# INPA wont connect to transmission module



## merkelc00 (Oct 21, 2013)

I am having an issue with inpa not connecting to my transmission module (2008 535i). Just purchased the cable and software off ebay and installed (newbie here so I'm sorry for any stupidity) but it wont connect to the transmission module. Everything else seems to connect with no problem. I am looking to be able to reset my transmission adaptations after replacing the solenoids in the trans.. Any help or guidance is appreciated. Thanks


----------



## acoste (Nov 27, 2011)

merkelc00 said:


> I am having an issue with inpa not connecting to my transmission module (2008 535i). Just purchased the cable and software off ebay and installed (newbie here so I'm sorry for any stupidity) but it wont connect to the transmission module. Everything else seems to connect with no problem. I am looking to be able to reset my transmission adaptations after replacing the solenoids in the trans.. Any help or guidance is appreciated. Thanks


can't skip this question, you reconnected the tranny right?

What is the error message?
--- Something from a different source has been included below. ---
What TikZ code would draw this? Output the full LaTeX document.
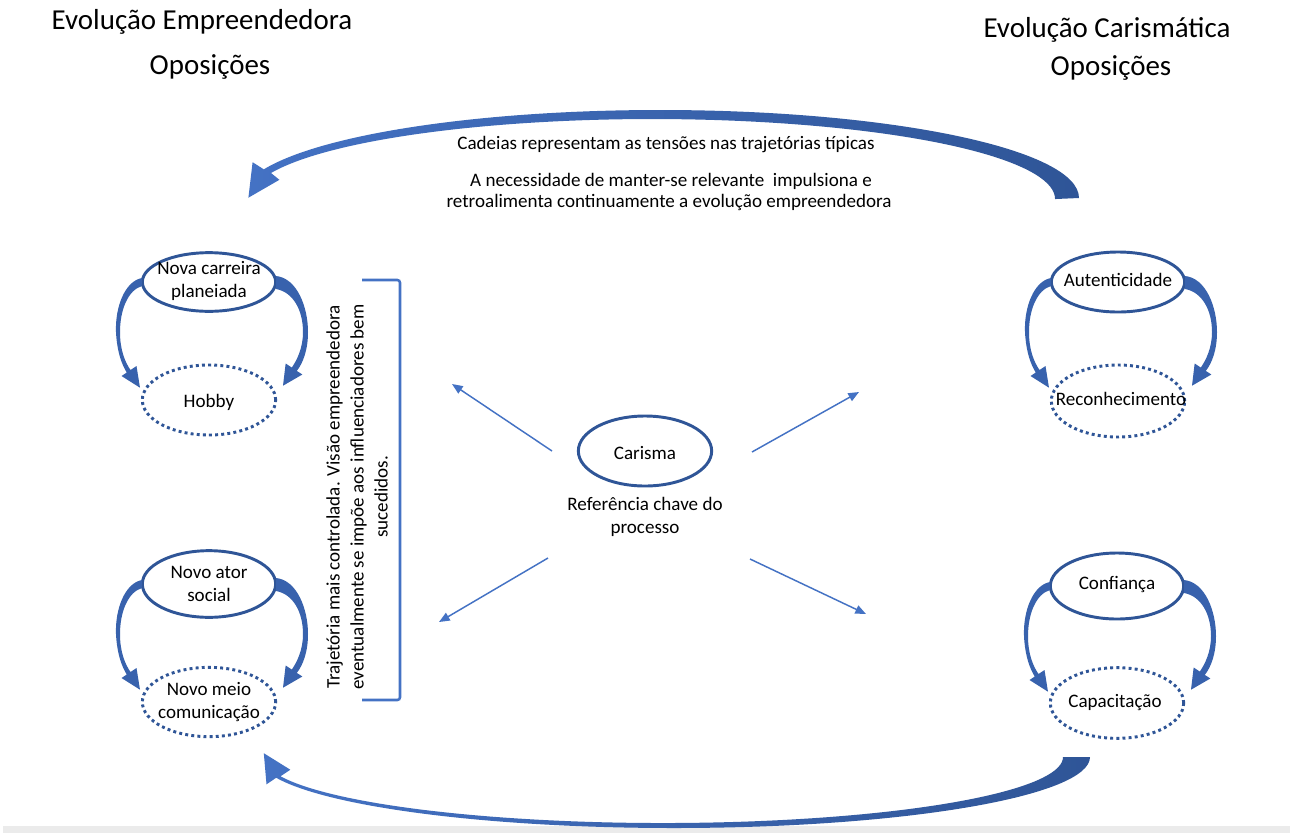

Is it a "no response from unit" or "different unit found"?


----------



## merkelc00 (Oct 21, 2013)

Yes tranny was reconnected.

ERROR MESSAGE=
Group file : D_EGS.
SYS-0012: IDENTIFICATION ERROR.
PROGRAM WILL BE STOPPED


----------



## acoste (Nov 27, 2011)

You are probably not talking to the correct module.
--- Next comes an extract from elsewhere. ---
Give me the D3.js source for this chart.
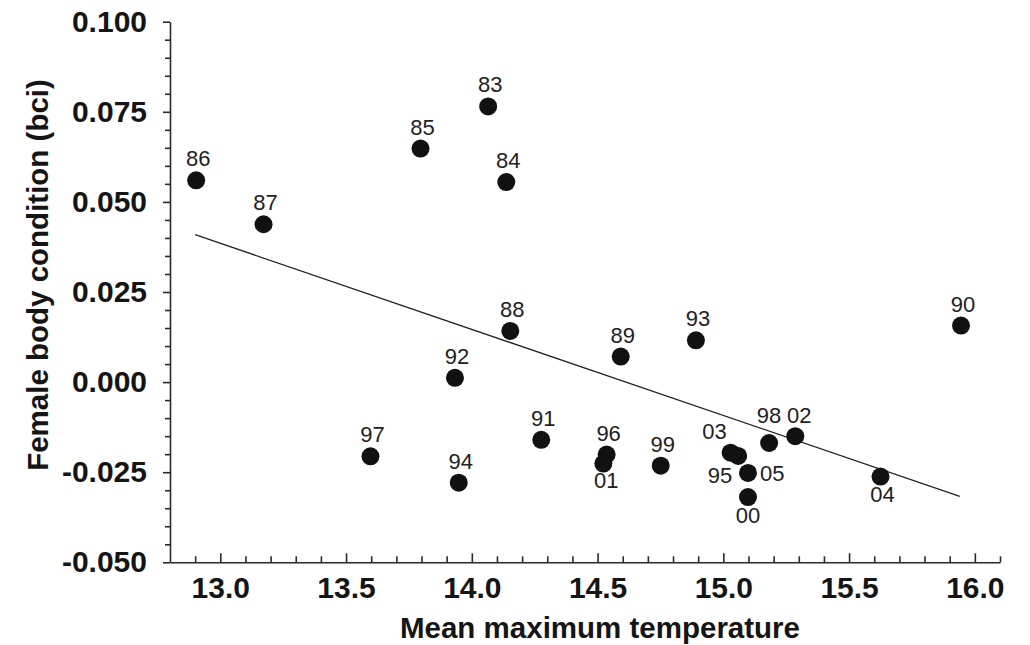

Go open this file with a text editor: C:\INPA\CFGDAT\E60.ENG

go to the transmission section, for example this:

[ROOT_GETRIEBE]
DESCRIPTION=Transmission
ENTRY= GS19,Gearbox Control Module GS19,
ENTRY= GS30,Sequential Gearbox SSG,
ENTRY=,,
ENTRY= smg_60,Sequential M-Gearbox,
ENTRY=,,
ENTRY= VGSG90,DXC Gearbox VGSG,

here you can see the menu items: first is the version, second is just the name you see in INPA

Find out your transmission type and add it as an extra line.
The version names are equal to the .IPO file names in the C:\INPA\SGDAT folder

I believe you can find your transmission type in the menu "Functional jobs" and something like Identification button.


----------



## merkelc00 (Oct 21, 2013)

I cant find the transmission type from the function jobs identify page. It is in German so I don't recognize anything indicating trans type. I know my transmission is a 6HP21.


----------



## acoste (Nov 27, 2011)

Use NCSExpert then.

follow steps and on page 5 you will find it in the last row of the middle section, just don't code anything

EGS might be the group name for the tranny.

http://lindvigs.com/obioban/NCSExpert_Tutorial.pdf


----------